Sempre acreditei que essa espécie de servidão, regulada, doce e pacífica, que acabo de retratar, poderia conjugar-se mais facilmente do que se imagina com algumas das formas exteriores de liberdade, e que não lhe seria impossível estabelecer-se à própria sombra da soberania do povo.

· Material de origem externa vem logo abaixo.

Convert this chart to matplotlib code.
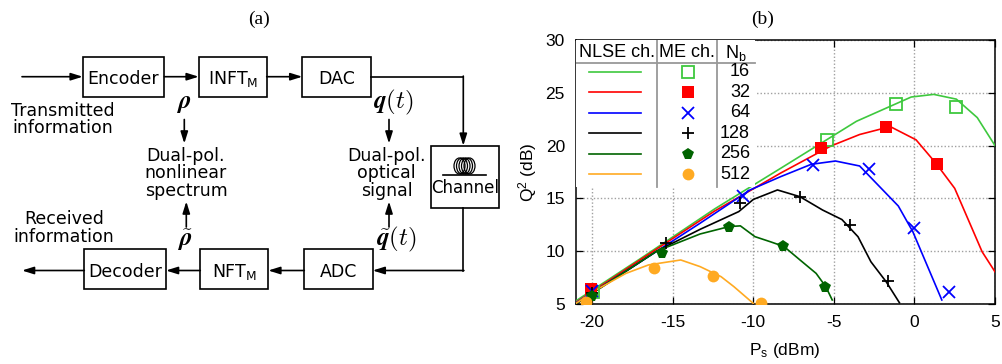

Nossos contemporâneos são incessantemente trabalhados por duas paixões inimigas: sentem a necessidade de serem conduzidos e o desejo de permanecerem livres. Não podendo destruir nem um nem outro destes instintos contrários, esforçam-se por satisfazer ao mesmo tempo a ambos. Imaginam um poder único, tutelar, todo-poderoso, mas eleito pelos cidadãos. Combinam a centralização e a soberania do povo. Isso lhes dá algum descanso. Consolam-se de estar sob tutela, pensando que eles mesmos escolheram seus tutores. Cada indivíduo suporta ser acorrentado, porque vê que não é um homem nem uma classe, mas o próprio povo que segura a ponta da corrente”.
Tocqueville, A. Em: A Democracia na América. V. II.